Tabitha Mwikali, 36, a domestic worker hanging clothes for her employer in Eastleigh, Nairobi, Kenya. Credit: Allan Gichigi/Oxfam

Tabitha Mwikali, 36, is a domestic worker. She lives in Mukuru, one of Nairobi’s biggest informal settlements. She is from Matuu in southeastern Kenya, where she has sent her children to live as she can’t afford to feed them or send them to school on her weekly wage of 200 - 250 shillings (approx. $2.50). Photo: Allan Gichigi/Oxfam

Increasing women's economic equality would reduce poverty for everyone

Gender inequality in the economy costs women in developing countries $9 trillion a year – a sum which would not only give new spending power to women and benefit their families and communities, but would also provide a massive boost to the economy as a whole.

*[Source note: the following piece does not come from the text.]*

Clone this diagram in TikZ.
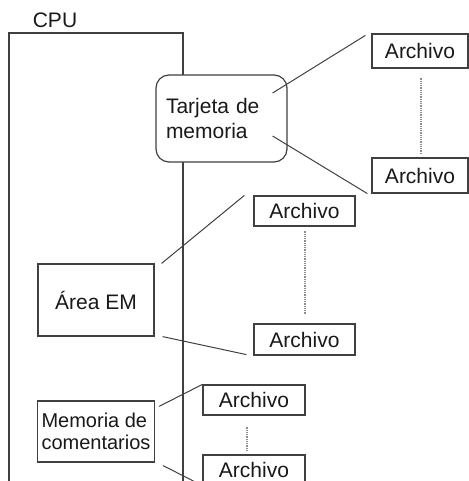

Countries with higher levels of gender equality tend to have higher income levels, and evidence from a number of regions and countries shows closing the gap leads to a reduction in poverty.

In Latin America for instance, an increase in the number of women in paid work between 2000 and 2010 accounted for around 30 percent of the overall reduction in poverty and income inequality.

Supporting women to have access to quality and decent work and improve their livelihoods is therefore vital for fulfilling women’s rights, reducing poverty and attaining broader development goals.

Women’s economic empowerment is a key part of achieving this. We need a human economy that works for women and men alike, and for everyone, not just a fortunate few.